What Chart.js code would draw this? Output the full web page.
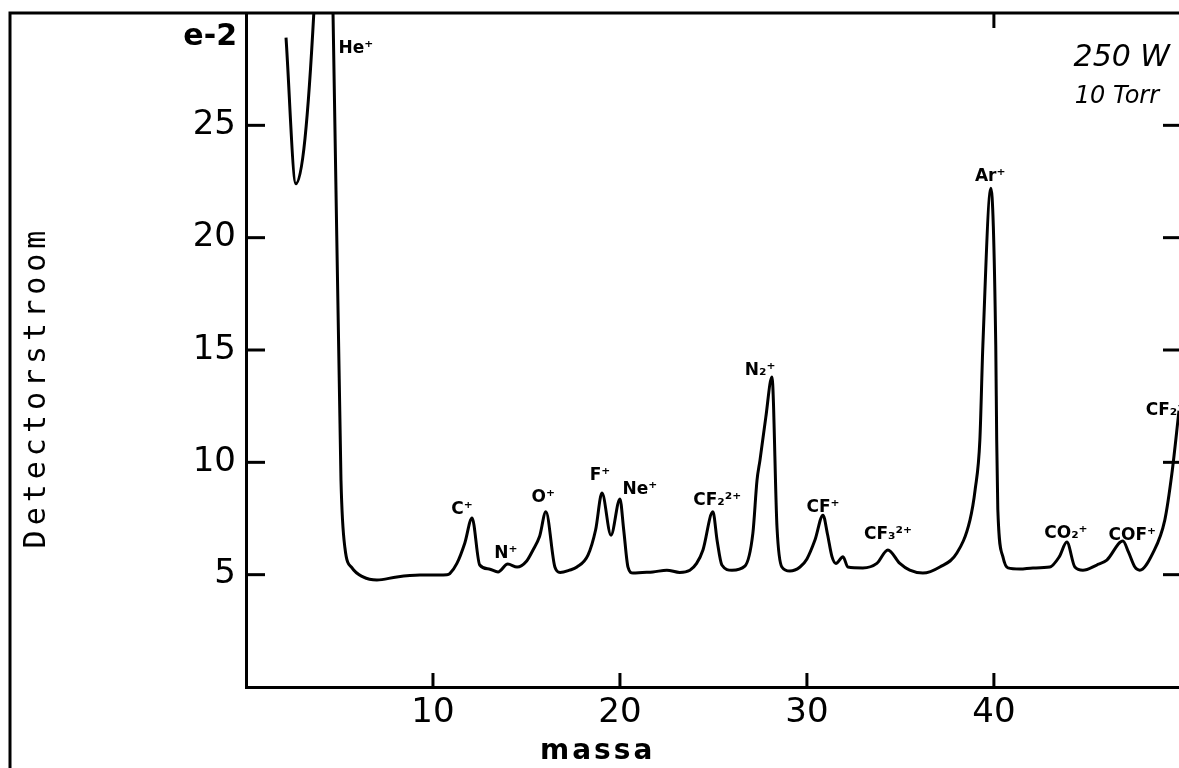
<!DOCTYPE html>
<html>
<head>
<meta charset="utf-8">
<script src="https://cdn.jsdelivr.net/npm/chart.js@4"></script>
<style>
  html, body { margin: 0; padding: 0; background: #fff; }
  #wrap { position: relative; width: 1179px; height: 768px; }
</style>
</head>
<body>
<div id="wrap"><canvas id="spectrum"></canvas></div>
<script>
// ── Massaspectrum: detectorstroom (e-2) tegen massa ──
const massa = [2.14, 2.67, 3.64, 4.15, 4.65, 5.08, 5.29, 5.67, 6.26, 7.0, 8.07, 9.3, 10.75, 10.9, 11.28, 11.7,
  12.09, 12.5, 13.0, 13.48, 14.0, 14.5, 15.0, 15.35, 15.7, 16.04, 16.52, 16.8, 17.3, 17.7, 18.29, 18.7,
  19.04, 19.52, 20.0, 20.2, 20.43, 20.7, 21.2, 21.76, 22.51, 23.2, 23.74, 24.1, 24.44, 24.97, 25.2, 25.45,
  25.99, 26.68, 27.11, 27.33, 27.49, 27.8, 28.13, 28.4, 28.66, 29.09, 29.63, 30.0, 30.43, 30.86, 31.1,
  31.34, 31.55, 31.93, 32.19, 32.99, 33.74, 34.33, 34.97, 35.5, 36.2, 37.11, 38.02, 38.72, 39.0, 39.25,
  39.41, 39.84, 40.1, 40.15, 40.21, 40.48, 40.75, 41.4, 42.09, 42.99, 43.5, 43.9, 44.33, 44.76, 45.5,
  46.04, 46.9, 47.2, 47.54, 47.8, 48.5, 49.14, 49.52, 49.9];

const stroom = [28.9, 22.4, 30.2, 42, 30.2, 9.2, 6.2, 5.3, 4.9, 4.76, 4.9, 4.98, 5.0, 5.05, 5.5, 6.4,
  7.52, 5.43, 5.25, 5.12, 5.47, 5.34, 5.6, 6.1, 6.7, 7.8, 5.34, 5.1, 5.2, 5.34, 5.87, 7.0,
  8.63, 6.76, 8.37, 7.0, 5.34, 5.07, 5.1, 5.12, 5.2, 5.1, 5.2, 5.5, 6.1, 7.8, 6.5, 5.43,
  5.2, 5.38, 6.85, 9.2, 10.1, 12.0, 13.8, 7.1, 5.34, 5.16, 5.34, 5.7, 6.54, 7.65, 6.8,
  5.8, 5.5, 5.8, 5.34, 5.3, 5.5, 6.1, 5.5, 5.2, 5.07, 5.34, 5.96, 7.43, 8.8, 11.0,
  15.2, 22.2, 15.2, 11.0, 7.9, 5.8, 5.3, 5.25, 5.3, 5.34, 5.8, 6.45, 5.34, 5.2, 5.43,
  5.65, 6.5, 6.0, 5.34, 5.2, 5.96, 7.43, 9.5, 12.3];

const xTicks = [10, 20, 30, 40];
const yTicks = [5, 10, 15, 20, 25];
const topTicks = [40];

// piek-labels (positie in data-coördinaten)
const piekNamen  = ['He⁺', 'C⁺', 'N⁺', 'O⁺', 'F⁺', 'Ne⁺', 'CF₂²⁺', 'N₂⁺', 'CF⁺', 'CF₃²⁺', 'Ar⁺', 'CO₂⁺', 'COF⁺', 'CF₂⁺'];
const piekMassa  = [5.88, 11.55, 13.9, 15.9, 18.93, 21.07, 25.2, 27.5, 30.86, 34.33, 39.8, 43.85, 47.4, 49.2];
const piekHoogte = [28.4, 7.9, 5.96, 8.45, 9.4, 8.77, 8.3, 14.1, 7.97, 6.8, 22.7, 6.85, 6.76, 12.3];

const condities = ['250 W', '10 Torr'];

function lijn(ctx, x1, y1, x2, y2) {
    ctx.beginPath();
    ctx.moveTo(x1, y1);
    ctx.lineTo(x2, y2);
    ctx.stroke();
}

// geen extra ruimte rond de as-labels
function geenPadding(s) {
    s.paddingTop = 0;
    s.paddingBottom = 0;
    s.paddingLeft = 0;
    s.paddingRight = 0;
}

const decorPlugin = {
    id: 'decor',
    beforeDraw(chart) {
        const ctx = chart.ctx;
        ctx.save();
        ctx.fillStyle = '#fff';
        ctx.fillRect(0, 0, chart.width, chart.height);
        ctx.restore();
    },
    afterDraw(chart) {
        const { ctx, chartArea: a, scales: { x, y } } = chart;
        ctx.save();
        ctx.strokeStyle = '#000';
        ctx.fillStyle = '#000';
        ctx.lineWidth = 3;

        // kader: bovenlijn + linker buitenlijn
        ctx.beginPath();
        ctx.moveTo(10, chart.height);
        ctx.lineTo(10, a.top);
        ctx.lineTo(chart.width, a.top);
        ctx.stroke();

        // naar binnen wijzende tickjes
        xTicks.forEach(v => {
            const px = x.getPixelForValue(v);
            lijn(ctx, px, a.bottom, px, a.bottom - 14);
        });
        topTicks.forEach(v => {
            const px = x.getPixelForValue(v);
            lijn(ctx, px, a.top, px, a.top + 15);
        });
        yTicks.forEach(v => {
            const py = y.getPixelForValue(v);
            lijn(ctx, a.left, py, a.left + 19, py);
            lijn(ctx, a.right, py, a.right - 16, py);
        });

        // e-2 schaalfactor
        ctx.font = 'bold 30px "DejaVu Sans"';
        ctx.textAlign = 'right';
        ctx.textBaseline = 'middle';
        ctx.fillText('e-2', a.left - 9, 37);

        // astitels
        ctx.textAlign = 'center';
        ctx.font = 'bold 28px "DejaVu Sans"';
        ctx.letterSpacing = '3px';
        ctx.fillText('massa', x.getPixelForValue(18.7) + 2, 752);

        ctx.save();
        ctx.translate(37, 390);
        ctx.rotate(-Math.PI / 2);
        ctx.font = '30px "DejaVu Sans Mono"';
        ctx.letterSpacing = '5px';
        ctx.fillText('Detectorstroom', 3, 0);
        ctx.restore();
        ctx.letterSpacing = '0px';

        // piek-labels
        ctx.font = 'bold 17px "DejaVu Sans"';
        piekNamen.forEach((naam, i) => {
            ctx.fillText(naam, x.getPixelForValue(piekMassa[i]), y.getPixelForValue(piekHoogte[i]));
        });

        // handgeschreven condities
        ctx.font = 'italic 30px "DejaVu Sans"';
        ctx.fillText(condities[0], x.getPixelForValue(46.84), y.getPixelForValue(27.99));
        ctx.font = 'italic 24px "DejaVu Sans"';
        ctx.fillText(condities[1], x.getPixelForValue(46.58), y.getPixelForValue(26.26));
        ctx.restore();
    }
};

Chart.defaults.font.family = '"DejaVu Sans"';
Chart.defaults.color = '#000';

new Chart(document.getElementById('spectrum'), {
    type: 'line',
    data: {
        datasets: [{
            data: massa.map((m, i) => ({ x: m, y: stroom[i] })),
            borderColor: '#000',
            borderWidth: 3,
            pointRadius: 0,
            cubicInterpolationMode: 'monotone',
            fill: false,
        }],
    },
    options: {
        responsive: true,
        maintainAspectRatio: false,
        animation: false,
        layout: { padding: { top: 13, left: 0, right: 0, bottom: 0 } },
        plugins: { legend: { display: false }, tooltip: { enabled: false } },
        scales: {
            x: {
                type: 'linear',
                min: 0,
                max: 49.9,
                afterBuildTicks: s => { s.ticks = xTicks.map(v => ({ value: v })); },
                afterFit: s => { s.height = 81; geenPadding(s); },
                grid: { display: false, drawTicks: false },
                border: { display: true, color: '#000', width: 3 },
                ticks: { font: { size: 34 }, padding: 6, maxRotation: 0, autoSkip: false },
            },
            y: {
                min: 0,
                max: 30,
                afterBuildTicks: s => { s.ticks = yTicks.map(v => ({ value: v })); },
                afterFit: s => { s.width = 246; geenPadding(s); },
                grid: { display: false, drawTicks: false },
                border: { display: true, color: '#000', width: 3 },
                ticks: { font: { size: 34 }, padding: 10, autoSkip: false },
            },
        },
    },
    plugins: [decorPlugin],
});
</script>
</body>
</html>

+ + + + +

Quote, please, every line of the material above from its start through the line that has "46.04, 46.9, 47.2, 47.54, 47.8, 48.5, 49.14, 49.52, 49.9];", reproducing the words exactly and dropping any images.

What Chart.js code would draw this? Output the full web page.
<!DOCTYPE html>
<html>
<head>
<meta charset="utf-8">
<script src="https://cdn.jsdelivr.net/npm/chart.js@4"></script>
<style>
  html, body { margin: 0; padding: 0; background: #fff; }
  #wrap { position: relative; width: 1179px; height: 768px; }
</style>
</head>
<body>
<div id="wrap"><canvas id="spectrum"></canvas></div>
<script>
// ── Massaspectrum: detectorstroom (e-2) tegen massa ──
const massa = [2.14, 2.67, 3.64, 4.15, 4.65, 5.08, 5.29, 5.67, 6.26, 7.0, 8.07, 9.3, 10.75, 10.9, 11.28, 11.7,
  12.09, 12.5, 13.0, 13.48, 14.0, 14.5, 15.0, 15.35, 15.7, 16.04, 16.52, 16.8, 17.3, 17.7, 18.29, 18.7,
  19.04, 19.52, 20.0, 20.2, 20.43, 20.7, 21.2, 21.76, 22.51, 23.2, 23.74, 24.1, 24.44, 24.97, 25.2, 25.45,
  25.99, 26.68, 27.11, 27.33, 27.49, 27.8, 28.13, 28.4, 28.66, 29.09, 29.63, 30.0, 30.43, 30.86, 31.1,
  31.34, 31.55, 31.93, 32.19, 32.99, 33.74, 34.33, 34.97, 35.5, 36.2, 37.11, 38.02, 38.72, 39.0, 39.25,
  39.41, 39.84, 40.1, 40.15, 40.21, 40.48, 40.75, 41.4, 42.09, 42.99, 43.5, 43.9, 44.33, 44.76, 45.5,
  46.04, 46.9, 47.2, 47.54, 47.8, 48.5, 49.14, 49.52, 49.9];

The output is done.